Nach der Veröffentlichung von Maurice war die Empörung groß. Aktivist*innen ärgerten sich über Forsters vermeintliche Feigheit, den Roman nicht früher zu veröffentlichen, Rezensent*innen verurteilten das Werk als thematische Verirrung und ließen für eine ganze Weile sogar das gesamte Werk des Autors in Vergessenheit geraten. Dabei wird leicht übersehen, dass auch für Forster die Situation unerträglich war. Mit Ausnahme von A Passage to India (1924) verfiel er nach Maurice in literarisches Schweigen und veröffentlichte trotz seines immensen Erfolgs keinen weiteren Roman. Forster wollte nicht länger gezwungen sein, über die heterosexuellen Irrungen und Wirrungen zu schreiben, wenn er zu dem Thema, über das er wirklich sprechen wollte, kein Buch veröffentlichen konnte. Neben seinem Schaffen als Essayist und Kritiker unterstützte er darüber hinaus in den folgenden Jahrzehnten auch andere Autor*innen. 1915 reiste Forster nach Alexandria und lernte dort Kavafis kennen, dessen Werk er einem internationalen Publikum bekannt machte. Als Radclyffe Halls Roman The Well of Loneliness wegen Obszönität vor Gericht stand, machte er sich für Werk und Autorin stark und überzeugte auch Virginia Woolf davon, sich für das Buch einzusetzen.

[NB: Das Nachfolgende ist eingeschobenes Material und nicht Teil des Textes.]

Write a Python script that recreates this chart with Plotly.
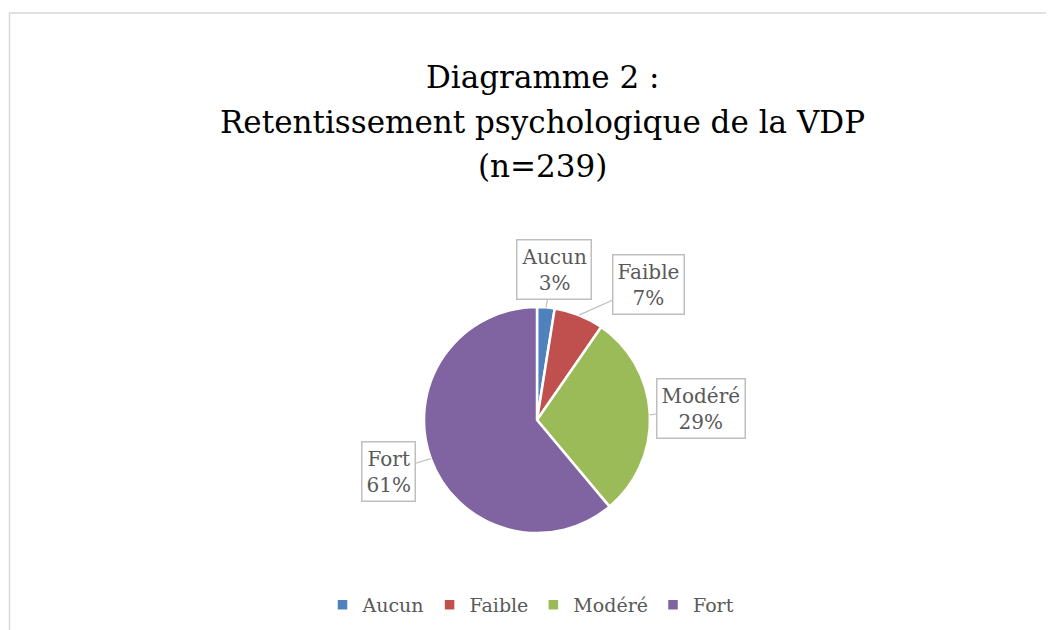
import math
import plotly.graph_objects as go

categories = ["Aucun", "Faible", "Modéré", "Fort"]
values = [6, 17, 70, 146]
colors = ["#4F81BD", "#C0504D", "#9BBB59", "#8064A2"]
pct_labels = ["3%", "7%", "29%", "61%"]
title_lines = ["Diagramme 2 :", "Retentissement psychologique de la VDP", "(n=239)"]

OFF = 8  # page body margin
W, H = 1054 - OFF, 630 - OFF
# positions in page pixels, converted to figure pixels
cx, cy, r = 537 - OFF, 420 - OFF, 113
label_offsets = [(8, -38), (69, -31), (51, -6), (-42, 13)]
title_y = [77 - OFF, 122 - OFF, 166 - OFF]
title_x = 542 - OFF

fig = go.Figure()
fig.add_trace(go.Pie(
    labels=categories,
    values=values,
    marker=dict(colors=colors, line=dict(color="white", width=2.5)),
    sort=False,
    direction="clockwise",
    rotation=0,
    textinfo="none",
    hoverinfo="label+percent",
    domain=dict(x=[(cx - r) / W, (cx + r) / W], y=[1 - (cy + r) / H, 1 - (cy - r) / H]),
    showlegend=True,
))

total = sum(values)
cum = 0
annotations = []
for i, (cat, v) in enumerate(zip(categories, values)):
    mid = (cum + v / 2) / total
    cum += v
    ang = 2 * math.pi * mid
    px = cx + r * math.sin(ang)
    py = cy - r * math.cos(ang)
    ax, ay = label_offsets[i]
    annotations.append(dict(
        x=px / W, y=1 - py / H, xref="paper", yref="paper",
        text=f"{cat}<br>{pct_labels[i]}",
        showarrow=True, arrowhead=0, arrowwidth=1.2, arrowcolor="#BFBFBF",
        ax=ax, ay=ay,
        font=dict(family="DejaVu Serif", size=20, color="#595959"),
        bordercolor="#BFBFBF", borderwidth=1.5, borderpad=4, bgcolor="white",
    ))

for ty, line in zip(title_y, title_lines):
    annotations.append(dict(
        x=title_x / W, y=1 - ty / H, xref="paper", yref="paper",
        xanchor="center", yanchor="middle", showarrow=False,
        text=line, font=dict(family="DejaVu Serif", size=31, color="#000000"),
    ))

fig.update_layout(
    width=W, height=H,
    margin=dict(l=0, r=0, t=0, b=0),
    paper_bgcolor="white",
    plot_bgcolor="white",
    legend=dict(
        orientation="h", x=(531 - OFF) / W, xanchor="center", y=1 - (605 - OFF) / H, yanchor="middle",
        font=dict(family="DejaVu Serif", size=19, color="#595959"),
        itemwidth=30, traceorder="normal",
    ),
    annotations=annotations,
    shapes=[dict(type="rect", xref="paper", yref="paper",
                 x0=(9.5 - OFF) / W, x1=1.05, y0=-0.05, y1=1 - (13 - OFF) / H,
                 line=dict(color="#D9D9D9", width=1.5), layer="below")],
)

fig.write_html("out.html")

Queere Klassiker bezüglich ihrer Aktualität abzuwerten, ist immer einfach. Dabei ließe sich an der radikalen Definition von Homosexualität, die hier im Roman dargestellt wird, das heutige Verständnis von Queerness leicht anschließen. Unabhängig davon funktioniert Maurice weiterhin als Geschichte darüber, was es bedeutet gesellschaftliche Konventionen zu hinterfragen und uneingeschränkt zu sich selbst zu stehen. Und das ist immer aktuell und lesenswert.
Eine deutsche Übersetzung (aus dem Englischen von Nils-Henning von Hugo) ist im Fischer Verlag erschienen. Erst dieses Jahr hat William di Canzio mit Alec eine Fortsetzung veröffentlicht, welches ein Leben der beiden Figuren imaginiert, wie es Forster zu Lebzeiten nicht möglich war.